Je dois, cependant, vous dire, que j’ai, néanmoins, considéré opportun de donner d’abord à notre réaction à ces déclarations, un caractère institutionnel en portant à la connaissance de Monsieur le Chef du Gouvernement, au cours d’une audience qu’il a bien voulu m’accorder hier, nos appréhensions au sujet des déclarations officielles concernées et les risques auxquels sont exposés, dans le court terme, les comptes nationaux et régionaux selon les normes consacrées par la pratique nationale et internationale.
Permettez-moi à la fin de cette allocution de la couronner par une déférente référence à deux extraits du message que Sa Majesté le Roi Mohammed VI, que Dieu Le Protège, a adressé, le 20 octobre 2010, aux participants à la rencontre scientifique organisée à l'occasion de la célébration de la Journée Mondiale de la Statistique.

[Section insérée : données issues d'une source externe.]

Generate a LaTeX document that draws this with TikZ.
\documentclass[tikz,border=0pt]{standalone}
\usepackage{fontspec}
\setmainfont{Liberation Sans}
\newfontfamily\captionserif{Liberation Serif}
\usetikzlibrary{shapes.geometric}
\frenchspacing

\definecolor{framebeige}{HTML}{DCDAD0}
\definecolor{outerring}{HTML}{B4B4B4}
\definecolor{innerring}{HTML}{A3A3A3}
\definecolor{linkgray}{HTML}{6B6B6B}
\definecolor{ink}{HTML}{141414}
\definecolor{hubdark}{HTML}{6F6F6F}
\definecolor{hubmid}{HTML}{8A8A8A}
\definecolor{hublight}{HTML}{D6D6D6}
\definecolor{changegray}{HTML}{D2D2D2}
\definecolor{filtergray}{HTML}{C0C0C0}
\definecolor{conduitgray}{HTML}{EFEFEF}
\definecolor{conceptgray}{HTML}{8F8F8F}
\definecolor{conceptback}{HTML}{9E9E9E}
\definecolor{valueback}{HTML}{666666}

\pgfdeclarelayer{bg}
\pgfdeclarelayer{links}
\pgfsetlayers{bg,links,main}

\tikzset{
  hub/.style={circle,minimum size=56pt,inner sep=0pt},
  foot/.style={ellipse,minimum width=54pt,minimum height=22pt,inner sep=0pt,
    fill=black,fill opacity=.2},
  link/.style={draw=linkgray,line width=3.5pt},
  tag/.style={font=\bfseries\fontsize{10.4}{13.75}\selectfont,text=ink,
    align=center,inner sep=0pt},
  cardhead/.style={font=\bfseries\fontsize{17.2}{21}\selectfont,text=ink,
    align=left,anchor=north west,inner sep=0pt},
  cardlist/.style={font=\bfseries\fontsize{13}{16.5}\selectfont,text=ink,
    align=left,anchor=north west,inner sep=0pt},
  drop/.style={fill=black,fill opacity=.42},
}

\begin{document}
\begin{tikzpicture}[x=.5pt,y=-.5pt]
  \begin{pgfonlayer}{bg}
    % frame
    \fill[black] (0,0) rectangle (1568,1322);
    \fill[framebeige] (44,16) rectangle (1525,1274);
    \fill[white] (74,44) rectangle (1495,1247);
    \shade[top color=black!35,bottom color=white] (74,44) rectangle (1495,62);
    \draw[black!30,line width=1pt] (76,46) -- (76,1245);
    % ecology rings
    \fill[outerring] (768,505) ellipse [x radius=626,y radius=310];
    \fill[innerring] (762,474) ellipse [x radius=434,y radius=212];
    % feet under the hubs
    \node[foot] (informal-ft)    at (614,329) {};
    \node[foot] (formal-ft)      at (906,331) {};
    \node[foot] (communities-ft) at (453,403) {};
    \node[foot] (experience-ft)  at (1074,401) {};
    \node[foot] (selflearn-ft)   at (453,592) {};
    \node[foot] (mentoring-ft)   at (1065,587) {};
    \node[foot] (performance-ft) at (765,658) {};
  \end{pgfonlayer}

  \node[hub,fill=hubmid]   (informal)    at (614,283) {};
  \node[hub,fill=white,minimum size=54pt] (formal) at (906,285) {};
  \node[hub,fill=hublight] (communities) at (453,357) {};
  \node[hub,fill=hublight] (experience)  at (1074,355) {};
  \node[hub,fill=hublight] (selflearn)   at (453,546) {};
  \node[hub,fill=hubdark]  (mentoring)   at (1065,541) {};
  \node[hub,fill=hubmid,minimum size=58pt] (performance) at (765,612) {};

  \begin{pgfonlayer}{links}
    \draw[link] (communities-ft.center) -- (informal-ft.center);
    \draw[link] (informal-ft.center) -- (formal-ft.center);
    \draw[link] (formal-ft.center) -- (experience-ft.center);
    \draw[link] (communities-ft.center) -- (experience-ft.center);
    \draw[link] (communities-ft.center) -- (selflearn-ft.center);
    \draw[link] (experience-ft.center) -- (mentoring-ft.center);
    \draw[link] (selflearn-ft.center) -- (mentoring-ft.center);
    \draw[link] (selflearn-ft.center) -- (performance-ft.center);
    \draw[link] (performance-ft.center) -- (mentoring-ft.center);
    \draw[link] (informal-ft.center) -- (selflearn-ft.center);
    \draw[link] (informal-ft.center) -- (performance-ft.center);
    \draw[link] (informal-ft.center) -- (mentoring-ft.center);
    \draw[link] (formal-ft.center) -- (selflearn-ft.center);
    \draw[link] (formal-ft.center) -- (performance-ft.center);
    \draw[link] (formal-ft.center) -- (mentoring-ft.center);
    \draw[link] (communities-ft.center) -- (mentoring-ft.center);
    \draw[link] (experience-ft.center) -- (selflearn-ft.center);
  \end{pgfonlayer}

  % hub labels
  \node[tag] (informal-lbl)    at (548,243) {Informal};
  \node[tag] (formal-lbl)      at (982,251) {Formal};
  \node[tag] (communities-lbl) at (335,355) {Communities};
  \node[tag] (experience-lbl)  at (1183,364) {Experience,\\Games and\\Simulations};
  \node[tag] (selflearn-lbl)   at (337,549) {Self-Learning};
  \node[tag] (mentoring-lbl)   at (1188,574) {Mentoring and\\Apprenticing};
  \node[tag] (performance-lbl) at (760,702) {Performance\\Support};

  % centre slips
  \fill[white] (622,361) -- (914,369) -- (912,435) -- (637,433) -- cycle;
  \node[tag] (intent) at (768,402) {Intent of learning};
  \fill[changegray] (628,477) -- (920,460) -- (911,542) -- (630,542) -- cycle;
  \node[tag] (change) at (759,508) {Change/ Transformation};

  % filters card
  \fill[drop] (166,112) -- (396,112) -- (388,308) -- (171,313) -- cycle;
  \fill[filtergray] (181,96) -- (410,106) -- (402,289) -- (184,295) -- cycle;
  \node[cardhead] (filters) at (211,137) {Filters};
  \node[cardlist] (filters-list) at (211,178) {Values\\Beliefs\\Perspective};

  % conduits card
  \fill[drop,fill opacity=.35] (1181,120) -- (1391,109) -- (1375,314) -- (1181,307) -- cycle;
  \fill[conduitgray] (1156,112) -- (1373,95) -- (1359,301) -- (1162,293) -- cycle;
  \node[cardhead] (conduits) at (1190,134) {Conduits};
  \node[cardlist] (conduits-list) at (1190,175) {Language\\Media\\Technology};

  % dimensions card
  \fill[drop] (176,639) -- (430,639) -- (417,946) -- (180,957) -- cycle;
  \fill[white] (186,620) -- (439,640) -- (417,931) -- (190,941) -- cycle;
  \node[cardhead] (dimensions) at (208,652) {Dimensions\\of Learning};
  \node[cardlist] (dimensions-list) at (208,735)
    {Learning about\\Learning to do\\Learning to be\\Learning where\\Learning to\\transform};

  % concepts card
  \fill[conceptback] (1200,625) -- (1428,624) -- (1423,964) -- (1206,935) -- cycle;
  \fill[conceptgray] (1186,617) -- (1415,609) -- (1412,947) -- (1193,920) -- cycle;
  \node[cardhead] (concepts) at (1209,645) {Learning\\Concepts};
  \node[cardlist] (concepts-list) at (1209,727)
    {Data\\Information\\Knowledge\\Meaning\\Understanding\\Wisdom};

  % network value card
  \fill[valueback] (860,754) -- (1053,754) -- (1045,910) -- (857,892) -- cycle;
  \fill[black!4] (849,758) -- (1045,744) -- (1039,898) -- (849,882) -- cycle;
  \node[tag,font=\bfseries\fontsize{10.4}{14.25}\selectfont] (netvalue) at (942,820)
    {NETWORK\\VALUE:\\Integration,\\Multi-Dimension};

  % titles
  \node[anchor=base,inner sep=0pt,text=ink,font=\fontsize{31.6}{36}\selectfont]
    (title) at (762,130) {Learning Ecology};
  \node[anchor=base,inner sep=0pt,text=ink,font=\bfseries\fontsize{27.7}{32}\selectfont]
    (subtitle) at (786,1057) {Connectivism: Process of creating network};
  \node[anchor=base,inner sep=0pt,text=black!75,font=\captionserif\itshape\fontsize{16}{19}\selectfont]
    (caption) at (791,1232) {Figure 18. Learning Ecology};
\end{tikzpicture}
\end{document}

Le premier extrait stipule :
«………La statistique est considérée comme un outil méthodologique incontournable pour évaluer les politiques publiques et les ajustements à y apporter le cas échéant. Mieux encore, au vu des tâches qu’elle accomplit aujourd’hui, la statistique s’apparente à un véritable service public auquel la globalisation de l’économie et des valeurs a conféré une portée internationale. C’est pourquoi il est nécessaire d’en cerner les concepts avec rigueur, de veiller à la transparence de ses méthodes et de s’assurer de la plus large diffusion possible des résultats issus des travaux statistiques. Il est également indispensable de s’attacher au respect des normes et des pratiques consacrées par les organisations régionales et internationales compétentes. »
Le second extrait appelle, ainsi, à l’ordre tous ceux qui veulent bien en tenir compte :
« …….Nous invitons toutes les administrations, les entreprises, les organismes professionnels et les structures de la société civile, tous secteurs confondus, à intensifier la coordination et la collaboration avec les organismes officiels de statistique et à institutionnaliser ces efforts. Il est également impératif de faciliter la mise à la disposition de la statistique institutionnelle, de l’ensemble des données financières, économiques et sociales détenues par les différentes sources publiques et privées. »
Espérons que l’imminente teneur de ces instructions royales nous rappellera que, au-delà des exigences scientifiques et éthiques, l’objectivité des normes dans nos travaux dans toute évaluation participe d’une exigence supérieure, celle du devoir national.